Contemos líneas. Vamos a leer líneas y a escribir entre ellas. Y es que entre dos líneas la mejor es la del medio, la que no se deja ver, pero la única que acabas recordando.
Debe creer ese iluso bolígrafo que por ser lápiz no entiende la tinta. También cree que no sólo no la entiende, si no que ni la ve. La tinta apesta en la distancia, y más parafraseando al innombrable, que hasta se deja embriagar, y no de pasión.
¿Quién se cree que es ese bolígrafo?, ¿un pincel?. ¿Hasta donde llega el silbido de su rencor?. ¿Acaso no hay papel suficiente para la verdadera distancia?.

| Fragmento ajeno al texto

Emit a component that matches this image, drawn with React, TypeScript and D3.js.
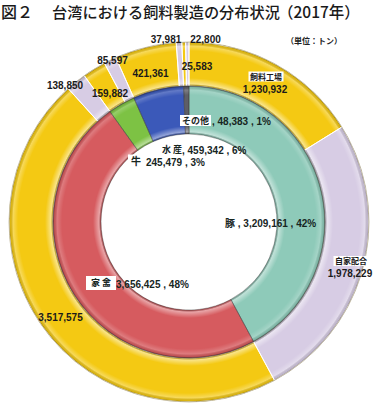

Llámense líneas, llámense rayas, la cuestión es quejarse. La cuestión es sobresalir por ocultarse, resaltar por carecer de color. Todo es perfecto en la plañidera felicidad imperfecta de la bohéme.
Señoras y señores, damas y caballeros, tengo el placer de presentarles a los renglones torcidos de un manco.
De cada dos líneas que escribe un hombre, la mitad definen el dolor que la segunda edulcora. Leyendo entre líneas, no hay prosa sin agujas, y ahondando más en ese párrafo que esconden dos frases, todavía hay más dolor, y su amiga la mentira.
En un lugar muy muy lejano, habita una biblioteca de reproches que esperan a sus dos líneas para poder ser libres. Y regalar agujas.